ジェシカが言うには、
時計をちらりと伺う。
あと5分。だけれど俺は少し首を傾げるのだ。
彼女、…紗月ちゃんと以前遊んだとき、紗月ちゃんは15分前にはもう来ていた。
ちょっと真面目な彼女のことだから今日も早めかななんて思っていた。(俺が浮かれて早めに来ていたというのもちょっとある)
「(まさか事故とかねーよな…?)」
最悪の事態が頭に浮かぶ。
いやいやいや落ち着け俺。まさかそんな漫画みたいなことあるわけねーよ。うん、ないない。
漫画だったらここで彼氏に電話がかかるのだ。病院から、はたまた彼女の両親から。
とかそんなこと思っていたら手に握っていた携帯が震えた。
電話、だ。え、うそだろ。名前を見れば紗月ちゃんと書いてあった。もう一度言う。え、うそだろ。
「紗月ちゃん…?」
恐る恐る通話ボタンをおし、声を出す。有り得ない、この電話の先は彼女しか認めない。
『高尾くん…』
「…よかった、無事で」
ほっと、安堵のため息をついたのもつかの間。
『無事じゃない…』
「は…?!いまどこ!」
『い、家』
「すぐ行くから!!」
そう叫ぶ前に俺は走り出していた。一秒でも早く、彼女の家に着くために。
「ぶ、ぶじじゃ、ないって、ど、ゆこと…」
『た、高尾くん…』
果たして無事じゃないのは彼女のこの部屋の惨状なのだろうか。
俺は肩で息をしながらそう思った。
『いや、その…服決まるの遅くなっちゃって、それで、髪の毛やる時間なくなっちゃって、』
言い訳のように(よう、というかこれは実際言い訳だが)どもりながらそして視線を逸らしながらそう伝える紗月ちゃん。

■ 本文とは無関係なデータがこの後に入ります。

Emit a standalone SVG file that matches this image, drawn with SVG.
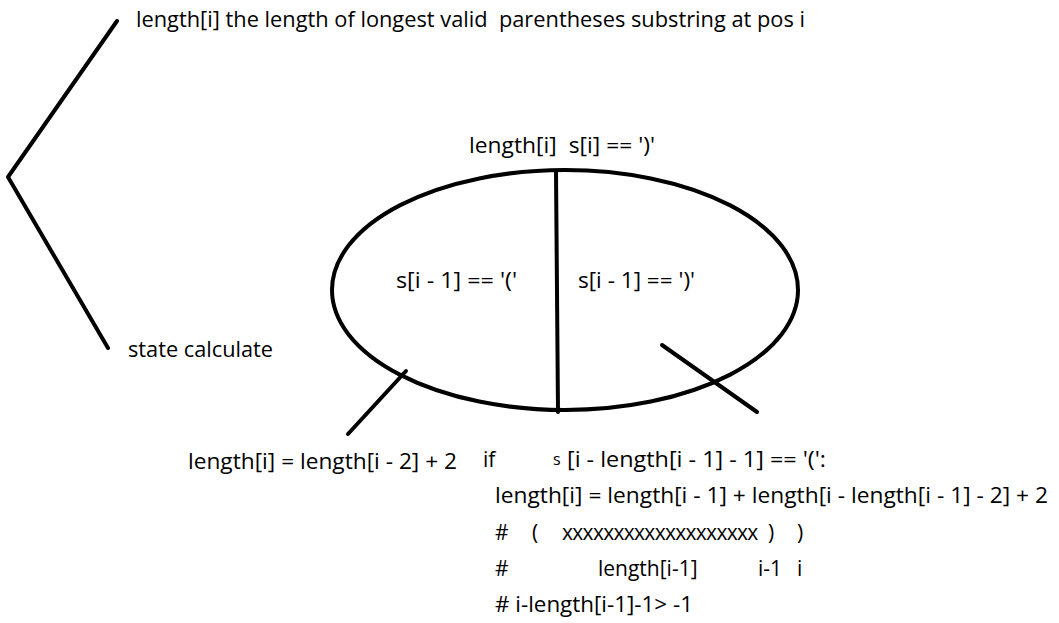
<svg xmlns="http://www.w3.org/2000/svg" width="1059" height="623" viewBox="0 0 1059 623">
<style>
.t{font-family:"Open Sans","Noto Sans","Liberation Sans",sans-serif;font-size:21px;fill:#000}
.ln{stroke:#000;stroke-width:4;fill:none;stroke-linecap:round;stroke-linejoin:round}
</style>
<rect width="1059" height="623" fill="#fff"/>
<g id="connectors">
<polyline class="ln" points="117,21 8,177 108,348"/>
<line class="ln" x1="556" y1="171" x2="558" y2="412"/>
<line class="ln" x1="406" y1="371" x2="348" y2="434"/>
<line class="ln" x1="662" y1="345" x2="757" y2="412"/>
</g>
<g id="node-definition">
<text class="t" x="136" y="27" textLength="669" lengthAdjust="spacingAndGlyphs" xml:space="preserve">length[i] the length of longest valid  parentheses substring at pos i</text>
</g>
<g id="node-state">
<text class="t" x="128" y="357" textLength="145" lengthAdjust="spacingAndGlyphs">state calculate</text>
</g>
<g id="node-ellipse">
<ellipse class="ln" cx="565" cy="290" rx="233" ry="120"/>
<text class="t" x="469" y="153" textLength="186" lengthAdjust="spacingAndGlyphs" xml:space="preserve">length[i]  s[i] == ')'</text>
<text class="t" x="396" y="288" textLength="121" lengthAdjust="spacingAndGlyphs">s[i - 1] == '('</text>
<text class="t" x="578" y="288" textLength="117" lengthAdjust="spacingAndGlyphs">s[i - 1] == ')'</text>
</g>
<g id="node-case1">
<text class="t" x="188" y="469" textLength="269" lengthAdjust="spacingAndGlyphs">length[i] = length[i - 2] + 2</text>
</g>
<g id="node-case2">
<text class="t" x="483" y="467">if</text>
<text class="t" x="553" y="465" style="font-size:16px">s</text>
<text class="t" x="567" y="467" textLength="259" lengthAdjust="spacingAndGlyphs">[i - length[i - 1] - 1] == '(':</text>
<text class="t" x="495" y="503" textLength="553" lengthAdjust="spacingAndGlyphs">length[i] = length[i - 1] + length[i - length[i - 1] - 2] + 2</text>
<text class="t" y="540"><tspan x="495">#</tspan><tspan x="532">(</tspan><tspan x="562" style="letter-spacing:-0.7px">xxxxxxxxxxxxxxxxxxx</tspan><tspan x="768">)</tspan><tspan x="797">)</tspan></text>
<text class="t" y="576"><tspan x="495">#</tspan><tspan x="598">length[i-1]</tspan><tspan x="758">i-1</tspan><tspan x="797">i</tspan></text>
<text class="t" x="495" y="612" textLength="198" lengthAdjust="spacingAndGlyphs"># i-length[i-1]-1&gt; -1</text>
</g>
</svg>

俺ははあー…っと長いため息をついてその場に座り込んだ。
「………心配した」
『え、えっとごめん、ね?』
近寄って下から俺を伺う紗月ちゃんの後頭部に腕を回して引き寄せて唇を合わせる。
『っ、ん』
「またしたら怒るからね」
これ以上のことしちゃうかも、なんて言う俺に紗月ちゃんはもうしない!と真っ赤な顔で叫んでいた。
それはそれで残念である。
「…で、髪終わったの?」
『………終わりませんでした』
「だろうなあ…」
はあ、とため息をついて俺はコテをコンセントにさした。
『高尾くん…?』
「今度から、待ち合わせ紗月ちゃんの家ね」
『え』
「俺がする、服決めるのも髪するのも」
はい来て、とベッドに座った俺の足の間に紗月ちゃんを招く。
「もうこんなことされんの堪んないし、それに何より俺以外に触られんのヤダ」
子供みたいな我が儘を口にした俺を、驚いた目で紗月ちゃんが見上げる。
『真ちゃんでも?』
誰のことを指しているのか分かったらしい。日頃からその察しのよさを発揮して欲しい。
「幼なじみだろうがなんだろうが俺にとっちゃあ男だよ」
『そっか…、気をつけます』
…とか言いながら紗月ちゃん天然だからあんま分かってないんだろうなあ、と若干心配に思いつつ紗月ちゃんの髪をコテで挟んだ。
妹がやってるのを見よう見真似で行った結果、鏡を見ながら紗月ちゃんが一言。
『高尾くんお嫁に欲しい…』
「いやそこは婿にしてよ!!」
思わず突っ込んだ俺は悪くない。絶対にだ。
はーもう、俺の彼女はなんでこんなちょっとアホで可愛いのかな。
But love is blind, and lovers cannot see
the pretty follies that themselves commit.